2. Further you notice that “there are more caste hierarchies among the so-called lower castes”. This is the important element. It is my hypothesis that it is primarily (almost exclusively, I would like to think) among the so-called lower castes that there is a clear sense of caste hierarchy. In fact, the so-called ‘caste hierarchy’ is present only among them, I would like to speculate. It is these groups that got converted: into Islam, into Veersaivism (the lingayats), into Christianity and so on. Through conversion, they took their ‘caste hierarchies’ into these traditions and religions. The Europeans converted these so-called lower castes into Christianity and observed ‘caste hierarchies’ among these new Christians. They also ‘knew’ the existence of other Jati’s, read verses about the purusha sukta, and also had Brahmins to assure them that they, the Brahmins, were the ‘best’ group. Thus there emerged the story about ‘the caste structure’ in India, which contained two elements: the story about the Varna system that has little or nothing to do with ‘the caste system’ and its alleged hierarchy, and the manifest ‘caste hierarchy’ among the newly inducted Christians. The varna system was a way of roughly describing the social stratification at a very high level of generality; the ‘caste system’ was an empirical description of the hierarchy that existed primarily (and, perhaps, exclusively) among the so-called lower castes. The Europeans generalized the latter as ‘the social structure’ of India but put it within the framework of the Varna system. Thus the hybrid beast of today that we call ‘the caste system’.

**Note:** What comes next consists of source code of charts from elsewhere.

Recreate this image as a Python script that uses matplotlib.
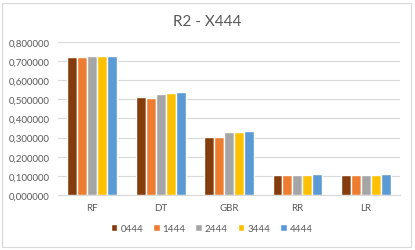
import numpy as np
import matplotlib
matplotlib.use('Agg')
import matplotlib.pyplot as plt
from matplotlib.ticker import FuncFormatter
from matplotlib.patches import Rectangle

plt.rcParams['font.family'] = ['Lato', 'DejaVu Sans']

# data
models = ['RF', 'DT', 'GBR', 'RR', 'LR']
series = ['0444', '1444', '2444', '3444', '4444']
v0444 = [0.720, 0.513, 0.305, 0.105, 0.105]
v1444 = [0.719, 0.508, 0.305, 0.105, 0.105]
v2444 = [0.728, 0.530, 0.327, 0.105, 0.105]
v3444 = [0.728, 0.535, 0.327, 0.105, 0.105]
v4444 = [0.729, 0.537, 0.332, 0.109, 0.109]
values = [v0444, v1444, v2444, v3444, v4444]
colors = ['#843C0C', '#ED7D31', '#A5A5A5', '#FFC000', '#5B9BD5']

fig = plt.figure(figsize=(4.15, 2.51), dpi=100)
ax = fig.add_axes([0.14, 0.219, 0.824, 0.61])

x = np.arange(len(models))
w = 0.146
for i, (name, vals) in enumerate(zip(series, values)):
    ax.bar(x + (i - 2) * w, vals, w, color=colors[i], edgecolor='white',
           linewidth=1.0, label=name, zorder=3)

ax.set_ylim(0, 0.8)
ax.set_xlim(-0.5, 4.5)
ax.set_yticks(np.arange(0, 0.81, 0.1))
ax.yaxis.set_major_formatter(FuncFormatter(lambda v, p: f'{v:.6f}'.replace('.', ',')))
ax.grid(axis='y', color='#D9D9D9', linewidth=0.8, zorder=0)
ax.set_xticks(x)
ax.set_xticklabels(models)
ax.tick_params(axis='both', length=0, labelsize=7, colors='#595959', pad=6)
for s in ['top', 'right', 'left']:
    ax.spines[s].set_visible(False)
ax.spines['bottom'].set_color('#D9D9D9')

fig.text(0.5, 0.912, 'R2 - X444', ha='center', va='center', fontsize=11, color='#595959')

leg = fig.legend(loc='center', bbox_to_anchor=(0.51, 0.085), ncol=5, frameon=False,
                 fontsize=7, handlelength=0.7, handleheight=0.7, handletextpad=0.3,
                 columnspacing=1.0)
for t in leg.get_texts():
    t.set_color('#595959')

fig.patches.append(Rectangle((0.005, 0.01), 0.985, 0.975, transform=fig.transFigure,
                             fill=False, edgecolor='#D9D9D9', linewidth=0.8))

fig.savefig('out.png', dpi=100)
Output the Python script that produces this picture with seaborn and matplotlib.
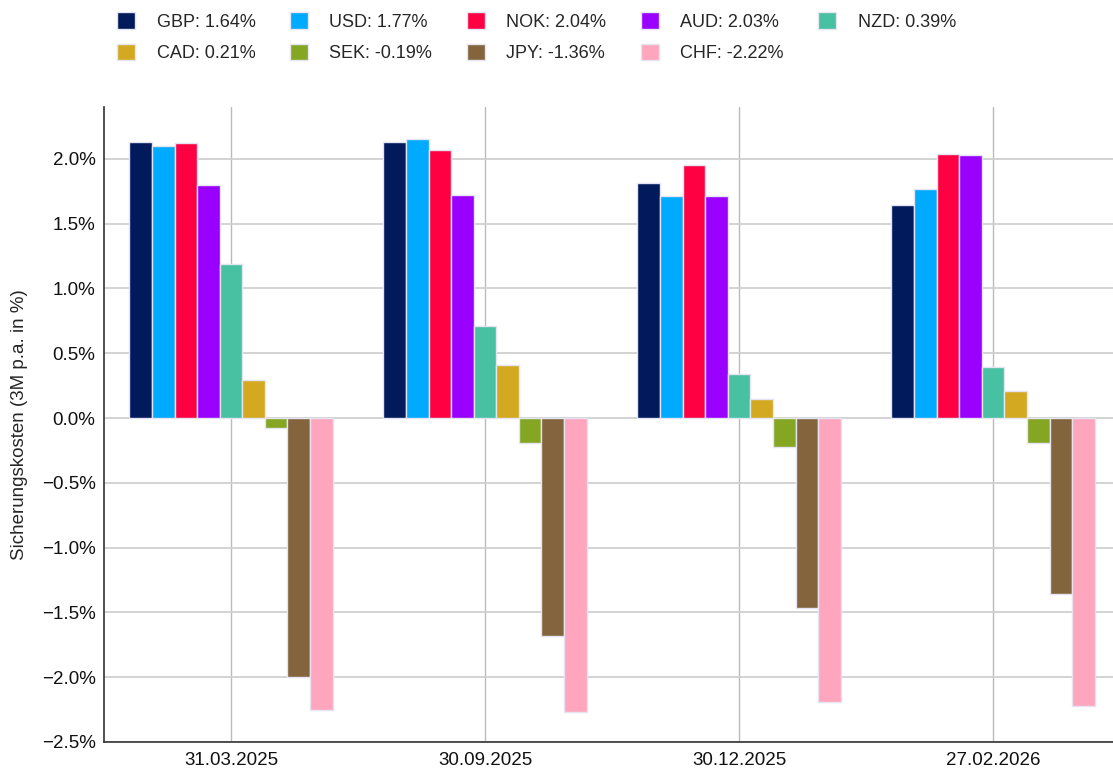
import pandas as pd
import numpy as np
import seaborn as sns
import matplotlib.pyplot as plt
from matplotlib.ticker import FuncFormatter, MultipleLocator
from matplotlib.patches import Patch

# Chart data
dates = ['31.03.2025', '30.09.2025', '30.12.2025', '27.02.2026']
currencies = ['GBP', 'USD', 'NOK', 'AUD', 'NZD', 'CAD', 'SEK', 'JPY', 'CHF']
gbp = [2.13, 2.13, 1.81, 1.64]
usd = [2.10, 2.15, 1.71, 1.77]
nok = [2.12, 2.07, 1.95, 2.04]
aud = [1.80, 1.72, 1.71, 2.03]
nzd = [1.19, 0.71, 0.34, 0.39]
cad = [0.29, 0.41, 0.15, 0.21]
sek = [-0.08, -0.19, -0.22, -0.19]
jpy = [-2.00, -1.68, -1.47, -1.36]
chf = [-2.25, -2.27, -2.19, -2.22]
colors = ['#001A5C', '#00AAFF', '#FF0042', '#9900FF', '#48C0A2',
          '#D3A922', '#84A622', '#83643C', '#FFA5BE']

series = [gbp, usd, nok, aud, nzd, cad, sek, jpy, chf]
rows = []
for cur, vals in zip(currencies, series):
    for d, v in zip(dates, vals):
        rows.append({'date': d, 'currency': cur, 'value': v})
df = pd.DataFrame(rows)

sns.set_style('white')
plt.rcParams['font.family'] = ['Liberation Sans', 'DejaVu Sans']

fig = plt.figure(figsize=(11.13, 7.72), dpi=100)
ax = fig.add_axes([0.0934, 0.0389, 0.913, 0.8225])

sns.barplot(data=df, x='date', y='value', hue='currency', order=dates,
            hue_order=currencies, palette=colors, saturation=1, width=0.8,
            edgecolor='#E4E4F2', linewidth=1, legend=False, ax=ax, zorder=3)

ax.set_xlim(-0.5, 3.5)
ax.set_ylim(-2.5, 2.4)
ax.yaxis.set_major_locator(MultipleLocator(0.5))
ax.yaxis.set_major_formatter(FuncFormatter(lambda v, p: f'{v:.1f}%'.replace('-', '\u2212')))

ax.grid(axis='y', color='#D0D0D0', linewidth=1.3, zorder=0)
ax.grid(axis='x', color='#BBBBBB', linewidth=1.0, zorder=0)
ax.set_axisbelow(True)

for s in ['top', 'right']:
    ax.spines[s].set_visible(False)
for s in ['left', 'bottom']:
    ax.spines[s].set_color('#333333')
    ax.spines[s].set_linewidth(1.2)

ax.tick_params(axis='both', length=0, labelsize=13.5, colors='#111111')
ax.tick_params(axis='y', pad=6)
ax.tick_params(axis='x', pad=7)
ax.set_xlabel('')
ax.set_ylabel('Sicherungskosten (3M p.a. in %)', fontsize=13.5, labelpad=10)

# Legend with last values, filled row by row (matplotlib fills by column)
handles = [Patch(facecolor=c, edgecolor='#E4E4F2') for c in colors]
labels = [f'{cur}: {vals[-1]:.2f}%' for cur, vals in zip(currencies, series)]
order = [0, 5, 1, 6, 2, 7, 3, 8, 4]
fig.legend([handles[i] for i in order], [labels[i] for i in order],
           loc='upper center', bbox_to_anchor=(0.482, 1.005),
           ncol=5, frameon=False, fontsize=13, handlelength=1.0,
           handleheight=1.0, handletextpad=1.2, columnspacing=1.9,
           labelspacing=0.72)

plt.savefig('out.png', dpi=100)
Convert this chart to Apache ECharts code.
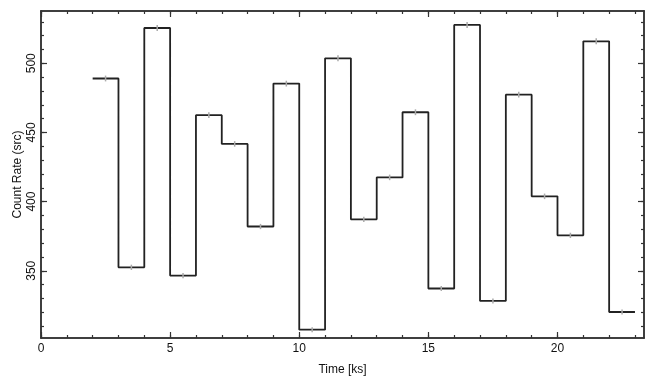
<!DOCTYPE html>
<html>
<head>
<meta charset="utf-8">
<script src="https://cdn.jsdelivr.net/npm/echarts@6/dist/echarts.min.js"></script>
<style>
  html, body { margin: 0; padding: 0; background: #fff; }
  #main { width: 655px; height: 385px; }
</style>
</head>
<body>
<div id="main"></div>
<script>
// light curve: 1 ks bins from 2 to 23 ks
const binEdges = [2, 3, 4, 5, 6, 7, 8, 9, 10, 11, 12, 13, 14, 15, 16, 17, 18, 19, 20, 21, 22, 23];
const rates = [489, 352.5, 525.5, 346.5, 462.5, 441.7, 382, 485.3, 307.4, 503.6, 387.2,
  417.5, 464.6, 337.2, 527.7, 328.2, 477.3, 403.8, 375.6, 515.9, 320.2];
const rateErr = [2.1, 1.9, 2.2, 1.9, 2.1, 2.0, 1.9, 2.1, 1.8, 2.2, 1.9,
  2.0, 2.1, 1.8, 2.2, 1.8, 2.1, 2.0, 1.9, 2.2, 1.8];
const xTickVals = [0, 5, 10, 15, 20];
const yTickVals = [350, 400, 450, 500];

const X_MIN = 0, X_MAX = 23.35;
const Y_MIN = 301.4, Y_MAX = 537.8;
const AXIS_COLOR = '#333';
const FONT = 'Liberation Sans, Arial, Helvetica, sans-serif';

const xMinor = [];
for (let i = 0; i <= 23; i++) xMinor.push(i);
const yMinor = [];
for (let v = 310; v <= 530; v += 10) yMinor.push(v);

// step line through the bin edges
const stepData = [];
for (let i = 0; i < rates.length; i++) stepData.push([binEdges[i], rates[i]]);
stepData.push([binEdges[binEdges.length - 1], rates[rates.length - 1]]);

const errData = rates.map((v, i) => [(binEdges[i] + binEdges[i + 1]) / 2, v - rateErr[i], v + rateErr[i]]);

function frameAxis(pos, kind, ticks, len, labels, extra) {
  const isX = kind === 'x';
  return {
    type: 'value',
    position: pos,
    min: isX ? X_MIN : Y_MIN,
    max: isX ? X_MAX : Y_MAX,
    offset: 0,
    splitLine: { show: false },
    axisLine: { show: true, onZero: false, lineStyle: { color: AXIS_COLOR, width: 1.5 } },
    axisTick: { show: true, inside: true, length: len, customValues: ticks,
      lineStyle: { color: AXIS_COLOR, width: 1.2 } },
    axisLabel: labels ? Object.assign({ customValues: labels, color: '#111',
      fontSize: 12, fontFamily: FONT }, extra || {}) : { show: false }
  };
}

const xAxes = [
  frameAxis('bottom', 'x', xMinor, 3, xTickVals, { margin: 5 }),
  frameAxis('bottom', 'x', xTickVals, 6, null),
  frameAxis('top', 'x', xMinor, 3, null),
  frameAxis('top', 'x', xTickVals, 6, null)
];
xAxes[0].name = 'Time [ks]';
xAxes[0].nameLocation = 'middle';
xAxes[0].nameGap = 26;
xAxes[0].nameMoveOverlap = false;
xAxes[0].nameTextStyle = { fontSize: 12, fontFamily: FONT, color: '#111' };

const yAxes = [
  frameAxis('left', 'y', yMinor, 3, yTickVals, { rotate: 90, margin: 3 }),
  frameAxis('left', 'y', yTickVals, 6, null),
  frameAxis('right', 'y', yMinor, 3, null),
  frameAxis('right', 'y', yTickVals, 6, null)
];
yAxes[0].name = 'Count Rate (src)';
yAxes[0].nameLocation = 'middle';
yAxes[0].nameGap = 17;
yAxes[0].nameMoveOverlap = false;
yAxes[0].nameTextStyle = { fontSize: 12, fontFamily: FONT, color: '#111' };

const chart = echarts.init(document.getElementById('main'), null, { renderer: 'canvas' });
chart.setOption({
  animation: false,
  backgroundColor: '#fff',
  grid: { left: 41, right: 11, top: 11, bottom: 47, containLabel: false, outerBoundsMode: 'none' },
  xAxis: xAxes,
  yAxis: yAxes,
  series: [
    {
      type: 'line',
      step: 'end',
      xAxisIndex: 0,
      yAxisIndex: 0,
      data: stepData,
      symbol: 'none',
      lineStyle: { color: '#222', width: 1.8 },
      z: 3
    },
    {
      type: 'custom',
      xAxisIndex: 0,
      yAxisIndex: 0,
      data: errData,
      z: 4,
      renderItem: function (params, api) {
        const lo = api.coord([api.value(0), api.value(1)]);
        const hi = api.coord([api.value(0), api.value(2)]);
        return {
          type: 'line',
          shape: { x1: lo[0], y1: lo[1], x2: hi[0], y2: hi[1] },
          style: { stroke: '#aaa', lineWidth: 1.5 }
        };
      }
    }
  ]
});
</script>
</body>
</html>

3. In other words, what we call ‘the caste system’ of today is a generalization of this caste hierarchy [that exists primarily (and only) among the so-called lower castes] as the dominant social structure of the Indian society. If this hypothesis can be shown to be true, then it can also be shown that ‘the caste system’ is NOT an invention of the ‘Brahmin Priests’ but the gift of the so-called Lower castes in India. That is, the ‘Scheduled Castes’ in India are the real progenitors of the ‘Indian caste system’ and not the upper castes. The Europeans, in their mixture of arrogance and ignorance, simply claimed that the Jati structure that exists mostly, if not only, among the ‘Dalits’ is identical to the ‘social structure’ in India. The Indian ‘intellectuals’ simply took over this story and repeat them endlessly.
4. This hypothesis is able to account for so many perceived facts about jati’s and Varna that I believe that it is close to being true. But it is going to take a lot of research to show that this is also the case.